Here’s a good explanation of exploratory data analysis:
“Exploratory Data Analysis refers to the critical process of performing initial investigations on data so as to discover patterns, to spot anomalies, to test hypotheses and to check assumptions with the help of summary statistics and graphical representations.”
Before making inferences from data it is essential to examine all your variables.
Listening to data is important for many reasons, including :
- To catch mistakes
- To see patterns in the data
- To find violations of statistical assumptions
- To generate hypotheses
If you don’t listen to your data, you will have trouble later.
Types of Data
First of all you need to understand, the various types of data that you have in your dataset. Understanding the types of data involved is key to analyzing these and being able to process these for further use.
Nominal
ID numbers, Names of people
Categorical
Eye Color, Zip Codes
Ordinal
Rankings (e.g., taste of potato chips on a scale from 1-10), grades, height in {tall, medium, short}
Interval
Calendar dates, temperatures in Celsius or Fahrenheit, GRE(Graduate Record Examination) and IQ scores
Ratio
Temperature in Kelvin, length, time, counts
Here’s the categorization of data/measurements as qualitative or quantitative :-
Dimensionality of Data
The next important step is understanding the dimensionality of the dataset.
What Are the Key Properties of a Dataset?
Prior to performing any type of statistical analysis, understanding the nature of the data being analyzed is essential.
You can use EDA to identify the properties of a dataset to determine the most appropriate statistical methods to apply to the data.
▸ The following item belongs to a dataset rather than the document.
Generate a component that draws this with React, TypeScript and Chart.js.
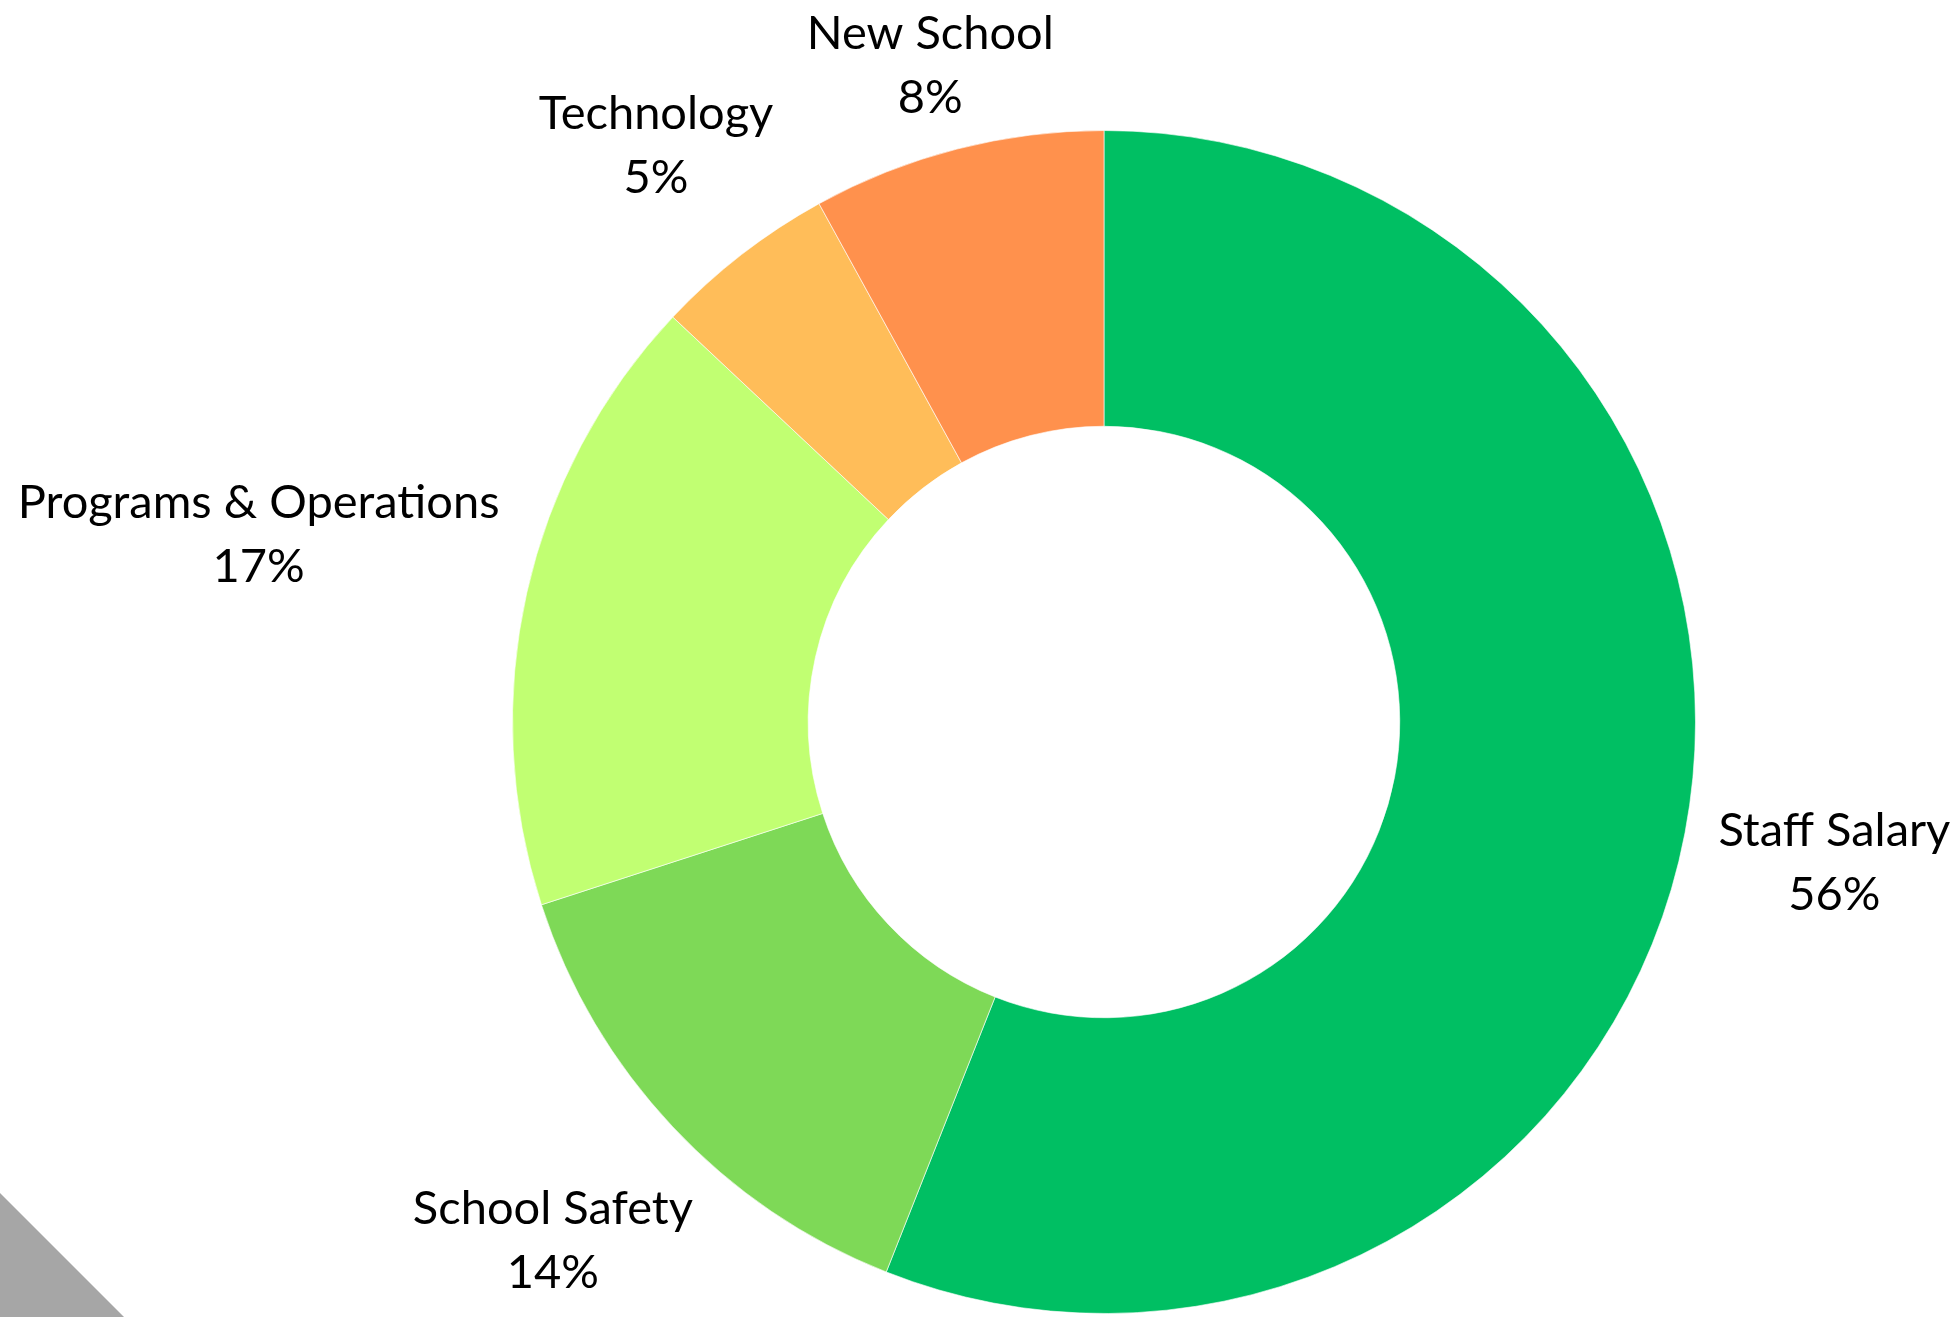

You can investigate several types of properties with EDA techniques, including the following:-
- The center of the data
- The spread among the members of the data
- The skewness of the data
- The probability distribution of the data follows
- The correlation among the elements in the dataset
- Whether or not the parameters of the data are constant over time
- The presence of outliers in the data
Visualization Techniques for Exploratory Data Analysis
1). Correlation Matrix Plots
2). Density Plots
3). Scatter Plots
4). Bubble Plots
Correlation Matrix Plots
If you have a data set with many columns, a good way to quickly check correlations among columns is by visualizing the correlation matrix as a heatmap.
To use linear regression for modelling, its necessary to remove correlated variables to improve your model. One can find correlations using pandas “.corr()” function and can visualize the correlation matrix using a heatmap in seaborn.
sns.heatmap(df.corr(),cmap=’viridis’, annot=False)
Dark shades represents positive correlation while lighter shades represents negative correlation.
If you set annot=True, you’ll get values by which features are correlated to each other in grid-cells.
1). Here we can infer that “density” has strong positive correlation with “residual sugar” whereas it has strong negative correlation with “alcohol”.
2). “free sulphur dioxide” and “citric acid” has almost no correlation with “quality”.
3). Since correlation is zero we can infer there is no linear relationship between these two predictors. However it is safe to drop these features in case you’re applying Linear Regression model to the dataset.
Density Plots
Density plots are another way of getting a quick idea of the distribution of each attribute. The plots look like an abstracted histogram with a smooth curve drawn through the top of each bin, much like your eye tried to do with the histograms.
# Univariate Density Plots
import matplotlib.pyplot as plt
import pandas
url = “https://raw.githubusercontent.com/jbrownlee/Datasets/master/pima-indians-diabetes.csv“
names = [‘preg’, ‘plas’, ‘pres’, ‘skin’, ‘test’, ‘mass’, ‘pedi’, ‘age’, ‘class’]
data = pandas.read_csv(url, names=names)
data.plot(kind=’density’, subplots=True, layout=(3,3), sharex=False)
plt.show()
We can see the distribution for each attribute is clearer with the histograms.
Scatter Plots
Another common visualization techniques is a scatter plot that is a two-dimensional plot representing the joint variation of two data items. Each marker (symbols such as dots, squares and plus signs) represents an observation. The marker position indicates the value for each observation. When you assign more than two measures, a scatter plot matrix is produced that is a series of scatter plots displaying every possible pairing of the measures that are assigned to the visualization. Scatter plots are used for examining the relationship, or correlations, between X and Y variables.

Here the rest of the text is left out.